例えば、ALSの女性は男性に比べ人工呼吸器を付ける割合が低いと言われています。( cf.「ALS患者におけるジェンダーと人工呼吸器の選択について」酒井美和、コア・エシックス (8)、171-181、2012)
性差別を背景にした男女の役割分業が、”家族のケアを担うのは女性だ”としてきたために、女性は、自らケアを受ける立場になることに否定的であることが一因と思われます。

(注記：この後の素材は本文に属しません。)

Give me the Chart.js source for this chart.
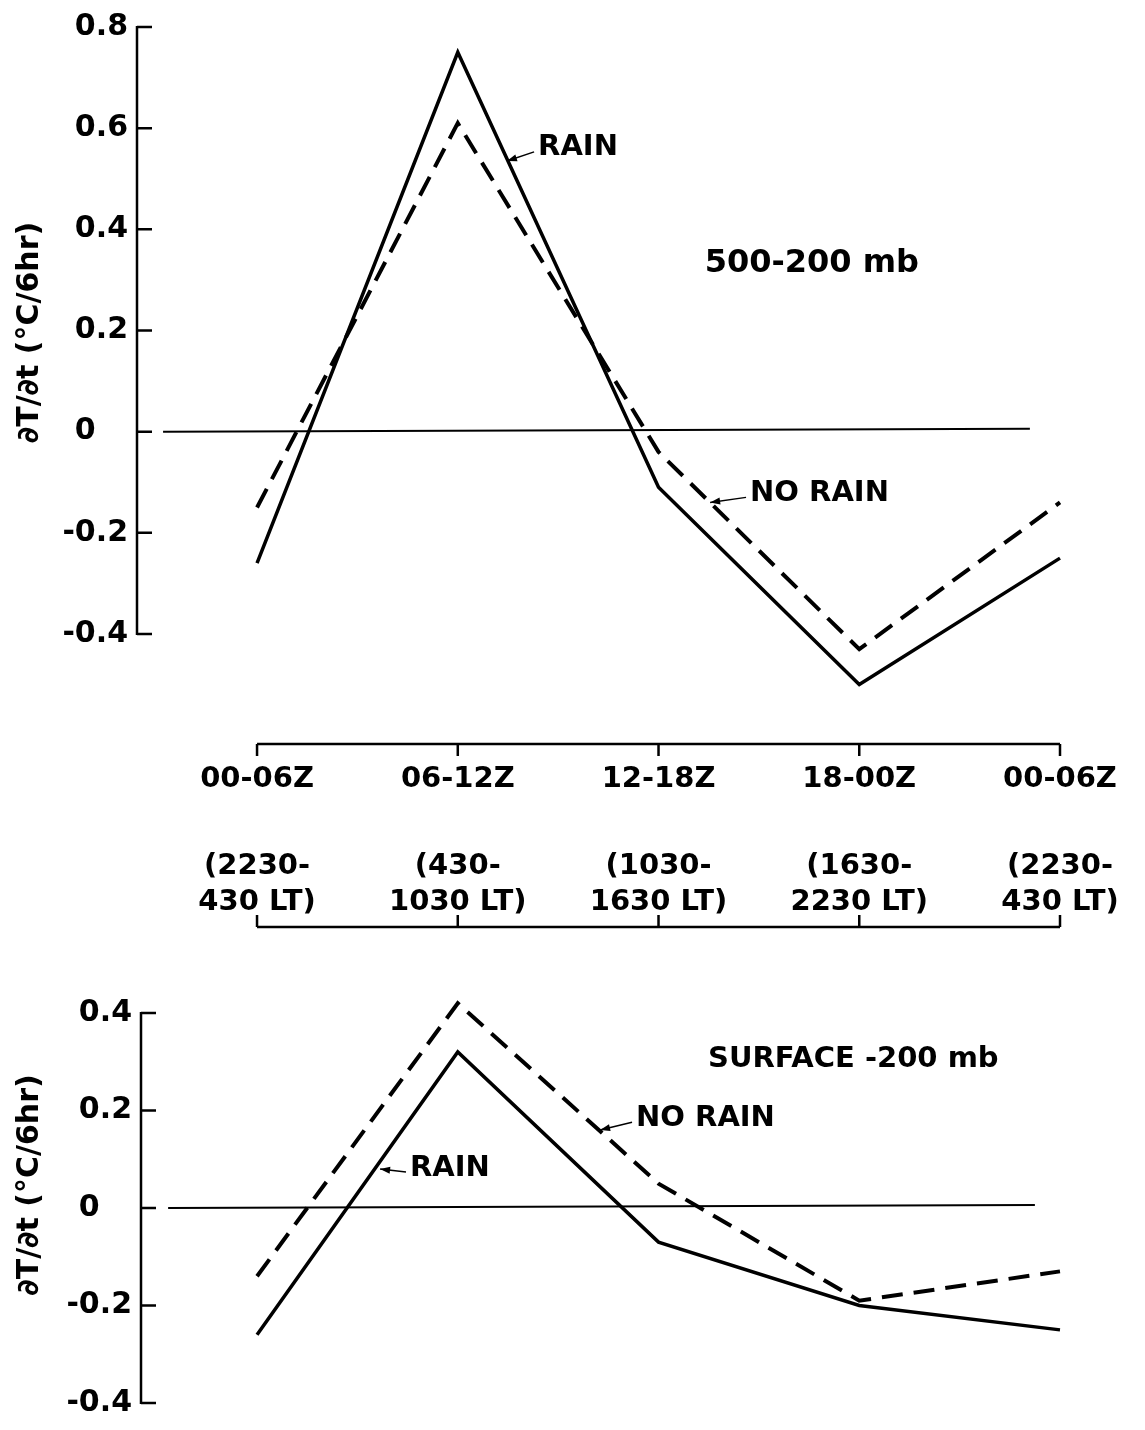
<!DOCTYPE html>
<html>
<head>
<meta charset="utf-8">
<script src="https://cdn.jsdelivr.net/npm/chart.js@4.4.1/dist/chart.umd.min.js"></script>
<style>
  body { margin: 0; background: #fff; }
  #wrap { position: relative; width: 1145px; height: 1430px; background: #fff; }
  canvas { position: absolute; left: 0; }
</style>
</head>
<body>
<div id="wrap">
  <canvas id="upper" width="1145" height="960" style="top:0"></canvas>
  <canvas id="deep" width="1145" height="530" style="top:900px"></canvas>
</div>
<script>
// categories
const periodsZ = ['00-06Z', '06-12Z', '12-18Z', '18-00Z', '00-06Z']
const periodsLT = [['(2230-', '430 LT)'], ['(430-', '1030 LT)'], ['(1030-', '1630 LT)'], ['(1630-', '2230 LT)'], ['(2230-', '430 LT)']]

// 500-200 mb layer
const upperRain = [-0.26, 0.75, -0.11, -0.50, -0.25]
const upperNoRain = [-0.15, 0.61, -0.04, -0.43, -0.14]
// surface-200 mb layer
const deepRain = [-0.26, 0.32, -0.07, -0.20, -0.25]
const deepNoRain = [-0.14, 0.42, 0.05, -0.19, -0.13]

// tick labels
const upperTicks = [0.8, 0.6, 0.4, 0.2, 0, -0.2, -0.4]
const deepTicks = [0.4, 0.2, 0, -0.2, -0.4]

const yTitle = '\u2202T/\u2202t (\u00b0C/6hr)'
const FONT = 'DejaVu Sans'

const pts = arr => arr.map((v, i) => ({ x: i, y: v }))

function tickLabel(v) {
    if (v === 0) return '0\u2008\u2007'
    return v.toFixed(1)
}

// axes, zero line, brackets, notes, titles
const decor = {
    id: 'decor',
    afterDraw(chart, args, o) {
        const ctx = chart.ctx, xa = chart.scales.x, ya = chart.scales.y
        const area = chart.chartArea
        ctx.save()
        ctx.strokeStyle = '#000'
        ctx.fillStyle = '#000'
        ctx.lineCap = 'butt'

        // y axis with inward ticks
        ctx.lineWidth = 2.5
        ctx.beginPath()
        ctx.moveTo(area.left, ya.getPixelForValue(ya.max) - 1)
        ctx.lineTo(area.left, ya.getPixelForValue(ya.min) + 1)
        ya.ticks.forEach(t => {
            const py = ya.getPixelForValue(t.value)
            ctx.moveTo(area.left, py)
            ctx.lineTo(area.left + 15, py)
        })
        ctx.stroke()

        // zero line
        ctx.lineWidth = 2
        ctx.beginPath()
        const y0 = ya.getPixelForValue(0)
        ctx.moveTo(xa.getPixelForValue(o.zeroFrom), y0)
        ctx.lineTo(xa.getPixelForValue(o.zeroTo), y0 - 3)
        ctx.stroke()

        // category bracket
        const by = o.bracketFromTop ? area.top + o.bracketOffset : area.bottom + o.bracketOffset
        ctx.lineWidth = 2.5
        ctx.beginPath()
        ctx.moveTo(xa.getPixelForValue(0), by)
        ctx.lineTo(xa.getPixelForValue(periodsZ.length - 1), by)
        periodsZ.forEach((p, i) => {
            const px = xa.getPixelForValue(i)
            ctx.moveTo(px, by)
            ctx.lineTo(px, by + o.bracketDir * 12)
        })
        ctx.stroke()

        // notes and arrows
        o.notes.forEach(n => {
            const tx = xa.getPixelForValue(n.x), ty = ya.getPixelForValue(n.y)
            ctx.font = 'bold ' + n.size + 'px "' + FONT + '"'
            ctx.textAlign = 'left'
            ctx.textBaseline = 'middle'
            ctx.fillText(n.text, tx, ty)
            if (n.tip) {
                const ax = xa.getPixelForValue(n.tip[0]), ay = ya.getPixelForValue(n.tip[1])
                const sx = tx - 4, sy = ty + 4
                const ang = Math.atan2(ay - sy, ax - sx)
                ctx.lineWidth = 1.5
                ctx.beginPath()
                ctx.moveTo(sx, sy)
                ctx.lineTo(ax, ay)
                ctx.stroke()
                ctx.beginPath()
                ctx.moveTo(ax, ay)
                ctx.lineTo(ax - 10 * Math.cos(ang) + 3.5 * Math.sin(ang), ay - 10 * Math.sin(ang) - 3.5 * Math.cos(ang))
                ctx.lineTo(ax - 10 * Math.cos(ang) - 3.5 * Math.sin(ang), ay - 10 * Math.sin(ang) + 3.5 * Math.cos(ang))
                ctx.closePath()
                ctx.fill()
            }
        })

        // rotated y title
        ctx.font = 'bold 30px "' + FONT + '"'
        ctx.textAlign = 'center'
        ctx.textBaseline = 'middle'
        ctx.translate(30, (area.top + area.bottom) / 2 + o.titleShift)
        ctx.rotate(-Math.PI / 2)
        ctx.fillText(yTitle, 0, 0)
        ctx.restore()
    }
}

function lineSets(rain, noRain) {
    return [
        {
            label: 'RAIN',
            data: pts(rain),
            borderColor: '#000',
            borderWidth: 3.5,
            borderJoinStyle: 'miter',
            pointRadius: 0,
            fill: false,
            tension: 0,
            clip: false
        },
        {
            label: 'NO RAIN',
            data: pts(noRain),
            borderColor: '#000',
            borderWidth: 4,
            borderDash: [21, 11],
            borderJoinStyle: 'miter',
            pointRadius: 0,
            fill: false,
            tension: 0,
            clip: false
        }
    ]
}

function yScale(ticks, width) {
    return {
        type: 'linear',
        min: ticks[ticks.length - 1],
        max: ticks[0],
        afterBuildTicks: s => { s.ticks = ticks.map(v => ({ value: v })) },
        afterFit: s => { s.width = width },
        grid: { display: false, drawTicks: false },
        border: { display: false },
        ticks: {
            padding: 9,
            color: '#000',
            font: { family: FONT, size: 30, weight: 'bold' },
            callback: v => tickLabel(v)
        }
    }
}

function xScale(left, height, extra) {
    return Object.assign({
        type: 'linear',
        min: left,
        max: periodsZ.length - 1,
        afterBuildTicks: s => { s.ticks = periodsZ.map((p, i) => ({ value: i })) },
        afterFit: s => {
            s.height = height
            s.paddingLeft = 0
            s.paddingRight = 0
        },
        grid: { display: false, drawTicks: false },
        border: { display: false }
    }, extra)
}

const common = {
    responsive: false,
    animation: false,
    devicePixelRatio: 1,
    events: []
}

// upper panel: 500-200 mb
new Chart(document.getElementById('upper').getContext('2d'), {
    type: 'line',
    data: { datasets: lineSets(upperRain, upperNoRain) },
    plugins: [decor],
    options: Object.assign({}, common, {
        layout: { padding: { left: 0, right: 85, top: 22, bottom: 0 } },
        scales: {
            x: xScale(-0.598, 190, {
                ticks: {
                    autoSkip: false, maxRotation: 0, padding: 128, color: '#000',
                    font: { family: FONT, size: 29, weight: 'bold' },
                    callback: (v, i) => periodsZ[i]
                }
            }),
            x2: xScale(-0.598, 136, {
                position: 'bottom',
                ticks: {
                    autoSkip: false, maxRotation: 0, padding: 24, color: '#000',
                    font: { family: FONT, size: 29, weight: 'bold', lineHeight: '36px' },
                    callback: (v, i) => periodsLT[i]
                }
            }),
            y: yScale(upperTicks, 137)
        },
        plugins: {
            legend: { display: false },
            tooltip: { enabled: false },
            decor: {
                zeroFrom: -0.468, zeroTo: 3.85,
                bracketFromTop: false, bracketOffset: 110, bracketDir: 1,
                titleShift: 2,
                notes: [
                    { text: 'RAIN', x: 1.40, y: 0.561, size: 29, tip: [1.245, 0.535] },
                    { text: '500-200 mb', x: 2.23, y: 0.333, size: 32 },
                    { text: 'NO RAIN', x: 2.456, y: -0.122, size: 29, tip: [2.257, -0.14] }
                ]
            }
        }
    })
})

// lower panel: surface-200 mb
new Chart(document.getElementById('deep').getContext('2d'), {
    type: 'line',
    data: { datasets: lineSets(deepRain, deepNoRain) },
    plugins: [decor],
    options: Object.assign({}, common, {
        layout: { padding: { left: 0, right: 85, top: 113, bottom: 16 } },
        scales: {
            x: xScale(-0.578, 0, { display: false }),
            y: yScale(deepTicks, 141)
        },
        plugins: {
            legend: { display: false },
            tooltip: { enabled: false },
            decor: {
                zeroFrom: -0.443, zeroTo: 3.875,
                bracketFromTop: true, bracketOffset: -86, bracketDir: -1,
                titleShift: -23,
                notes: [
                    { text: 'SURFACE -200 mb', x: 2.247, y: 0.305, size: 29 },
                    { text: 'NO RAIN', x: 1.888, y: 0.184, size: 29, tip: [1.709, 0.16] },
                    { text: 'RAIN', x: 0.762, y: 0.082, size: 29, tip: [0.613, 0.08] }
                ]
            }
        }
    })
})
</script>
</body>
</html>
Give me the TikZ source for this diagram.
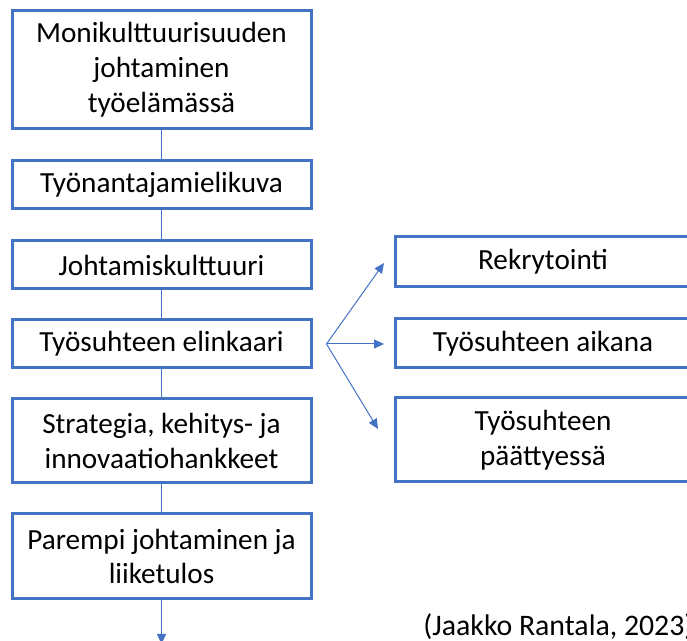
\documentclass[tikz,border=0pt]{standalone}
\usepackage{fontspec}
\setmainfont{Carlito}
\usetikzlibrary{arrows.meta}
\definecolor{boxblue}{RGB}{68,114,196}
\begin{document}
\begin{tikzpicture}[x=0.5pt, y=-0.5pt,
    font=\fontsize{14.6pt}{17.4pt}\selectfont,
    stepbox/.style={draw=boxblue, line width=1.5pt, fill=white, align=center,
      minimum width=149.5pt, inner sep=0pt},
    link/.style={draw=boxblue, line width=0.5pt},
    arr/.style={link, -{Triangle[length=5pt, width=4.5pt]}}]
      \def\lx{161.5}
      \def\rx{543}
      %
      \clip (0,0) rectangle (687,641);
      \fill[white] (0,0) rectangle (687,641);
      %
      % left column
      \node[stepbox, minimum height=59pt] (moni) at (\lx,70)
        {Monikulttuurisuuden\\johtaminen\\työelämässä};
      \node[stepbox, minimum height=24pt] (kuva) at (\lx,185) {Työnantajamielikuva};
      \node[stepbox, minimum height=24pt] (kult) at (\lx,265) {Johtamiskulttuuri};
      \node[stepbox, minimum height=24pt] (elin) at (\lx,344) {Työsuhteen elinkaari};
      \node[stepbox, minimum height=42pt] (stra) at (\lx,441)
        {Strategia, kehitys- ja\\innovaatiohankkeet};
      \node[stepbox, minimum height=42.5pt] (pare) at (\lx,556.5)
        {Parempi johtaminen ja\\liiketulos};
      %
      % right column
      \node[stepbox, minimum width=148pt, minimum height=25pt] (rekr) at (\rx,262) {Rekrytointi};
      \node[stepbox, minimum width=148pt, minimum height=24.5pt] (aika) at (\rx,343.5) {Työsuhteen aikana};
      \node[stepbox, minimum width=148pt, minimum height=42pt] (paat) at (\rx,440)
        {Työsuhteen\\päättyessä};
      %
      % vertical chain
      \draw[link] (moni) -- (kuva);
      \draw[link] (kuva) -- (kult);
      \draw[link] (kult) -- (elin);
      \draw[link] (elin) -- (stra);
      \draw[link] (stra) -- (pare);
      \coordinate (loppu) at (\lx,644);
      \draw[arr] (pare) -- (loppu);
      %
      % fan to the right
      \coordinate (fan) at ([xshift=7pt]elin.east);
      \coordinate (t1) at (384,263);
      \coordinate (t2) at (384,344);
      \coordinate (t3) at (378,429);
      \draw[arr] (fan) -- (t1);
      \draw[arr] (fan) -- (t2);
      \draw[arr] (fan) -- (t3);
      %
      \node[anchor=west, inner sep=0pt, font=\fontsize{14.9pt}{17.4pt}\selectfont]
        (lahde) at (423,627) {(Jaakko Rantala, 2023)};
    \end{tikzpicture}
\end{document}
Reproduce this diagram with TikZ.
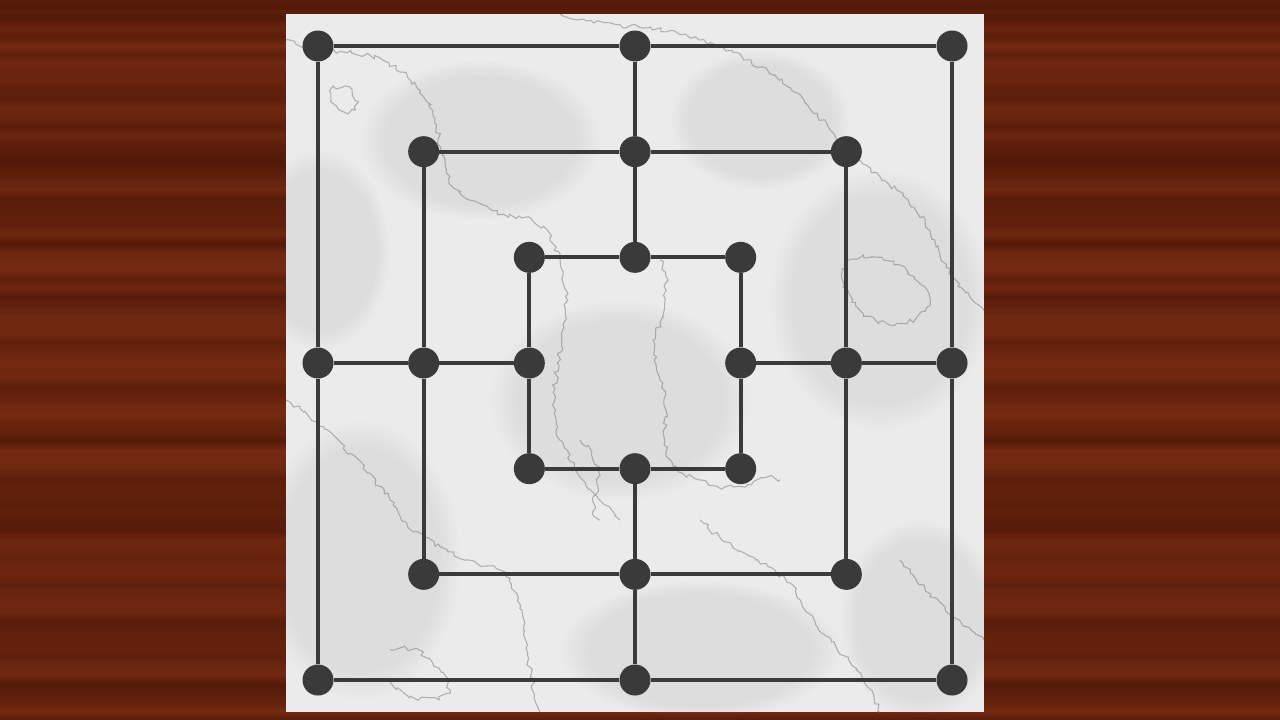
\documentclass[tikz,border=0pt]{standalone}
\usetikzlibrary{decorations.pathmorphing,fadings}
\definecolor{wdark}{HTML}{4A1606}
\definecolor{wlight}{HTML}{7E2E14}
\definecolor{marble}{HTML}{EBEBEB}
\definecolor{vein}{HTML}{808080}
\definecolor{ink}{HTML}{3A3A3A}
\tikzset{
  dot/.style={circle,fill=ink,draw=none,minimum size=31pt,inner sep=0pt},
  boardline/.style={draw=ink,line width=4.2pt},
  veinline/.style={draw=vein,line width=1.1pt,opacity=0.55,decorate,decoration={random steps,segment length=4pt,amplitude=2.5pt}},
  cloud/.style={fill=gray!80,opacity=0.16,draw=none,path fading=circle with fuzzy edge 20 percent}
}
\begin{document}
\begin{tikzpicture}[x=1pt,y=-1pt]
\useasboundingbox (0,0) rectangle (1280,720);
% wood background: smooth random bands
\pgfmathsetseed{11}
\xdef\prevr{50}
\foreach \yy in {0,9,...,720}{
  \pgfmathsetmacro\r{int(15+rnd*75)}
  \shade[top color=wdark!\prevr!wlight,bottom color=wdark!\r!wlight] (0,\yy) rectangle (1280,\yy+9.3);
  \xdef\prevr{\r}
}
\fill[wdark,opacity=0.5] (0,0) rectangle (1280,10);
% marble board
\fill[marble] (286,14) rectangle (984,712);
\begin{scope}
\clip (286,14) rectangle (984,712);
\fill[cloud] (620,400) ellipse (130 and 100);
\fill[cloud] (880,300) ellipse (110 and 130);
\fill[cloud] (360,560) ellipse (100 and 140);
\fill[cloud] (700,650) ellipse (140 and 70);
\fill[cloud] (480,140) ellipse (120 and 80);
\fill[cloud] (760,120) ellipse (90 and 70);
\fill[cloud] (320,250) ellipse (70 and 100);
\fill[cloud] (920,620) ellipse (80 and 100);
\pgfmathsetseed{3}
\draw[veinline] (286,40) .. controls (340,60) and (380,40) .. (420,90) .. controls (450,130) and (430,180) .. (470,200) .. controls (520,230) and (540,200) .. (560,260) .. controls (580,320) and (540,380) .. (560,440) .. controls (580,480) and (600,500) .. (620,520);
\draw[veinline] (560,14) .. controls (600,30) and (640,20) .. (700,40) .. controls (760,60) and (800,90) .. (830,130) .. controls (860,170) and (900,180) .. (930,230) .. controls (950,280) and (970,300) .. (984,310);
\draw[veinline] (850,260) .. controls (880,250) and (920,270) .. (930,300) .. controls (920,330) and (880,330) .. (860,310) .. controls (840,290) and (840,270) .. (850,260);
\draw[veinline] (286,400) .. controls (320,420) and (360,460) .. (390,500) .. controls (410,540) and (460,560) .. (500,570) .. controls (530,600) and (520,650) .. (540,712);
\draw[veinline] (660,260) .. controls (680,300) and (640,340) .. (660,380) .. controls (680,420) and (640,460) .. (700,480) .. controls (740,500) and (760,470) .. (780,480);
\draw[veinline] (700,520) .. controls (740,560) and (780,560) .. (800,600) .. controls (820,640) and (860,660) .. (880,712);
\draw[veinline] (330,90) .. controls (345,80) and (360,95) .. (355,110) .. controls (345,115) and (330,105) .. (330,90);
\draw[veinline] (390,650) .. controls (410,640) and (440,660) .. (450,690) .. controls (440,705) and (400,700) .. (390,680);
\draw[veinline] (900,560) .. controls (930,600) and (960,620) .. (984,640);
\draw[veinline] (580,440) .. controls (620,480) and (580,500) .. (600,520);
\end{scope}
% points
\foreach \c/\r in {0/0,3/0,6/0,1/1,3/1,5/1,2/2,3/2,4/2,0/3,1/3,2/3,4/3,5/3,6/3,2/4,3/4,4/4,1/5,3/5,5/5,0/6,3/6,6/6}{
  \node[dot] (p\c\r) at ({318+105.67*\c},{46+105.67*\r}) {};
}
% connectors
\path[boardline] (p00) -- (p30) -- (p60) -- (p63) -- (p66) -- (p36) -- (p06) -- (p03) -- (p00);
\path[boardline] (p11) -- (p31) -- (p51) -- (p53) -- (p55) -- (p35) -- (p15) -- (p13) -- (p11);
\path[boardline] (p22) -- (p32) -- (p42) -- (p43) -- (p44) -- (p34) -- (p24) -- (p23) -- (p22);
\path[boardline] (p30) -- (p31) -- (p32);
\path[boardline] (p03) -- (p13) -- (p23);
\path[boardline] (p43) -- (p53) -- (p63);
\path[boardline] (p34) -- (p35) -- (p36);
\end{tikzpicture}
\end{document}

また、在宅療養を支える介助体制の不足や家族に頼れないためです。
しかし、上述したような、社会的背景がもたらす考えも「本人の意思」とされてしまう虞があります。
トリアージを行政の首長が発言することは、医療体制を拡充すべき行政の責任を回避し、ケアを受け生きている人々の主張を抑圧することにもつながるのではないでしょうか。

私たちは、新型コロナウイルスの感染拡大が進行するなかで、あらためて、障害がある人、なかでも、脆弱な立場に置かれている障害のある女性たちの生活と権利が守られる社会を強く望む立場から、下記の要望を提出します。

杉並区長田中良氏に対する要望事項

  1. 優生思想を内包するいのちの選別をする考えを改めるとともに、これまでの発言を撤回すること。
  2. 東京都知事に提出した、優生思想やいのちの選別を助長する要望書を撤回すること。
  3. 行政が医師の判断に介入することはあってはならず、行政はむしろ、医師が患者本人やその家族の意思を最大限尊重して治療を行えるよう、医療の環境整備に力をそそぐこと。
  4. 救命医療を含めた医療において、障害、性別、または年齢に基づいて人々を除外または優先順位を下げる医療はあってはならず、すべての人々が差別なく検査と治療にアクセスできるようにすること。
  5. 新型コロナウイルスへの対応やそこからの復興に関わる政策討議の場には、必ず複合差別の視点を持った障害女性をはじめとする当事者を入れること。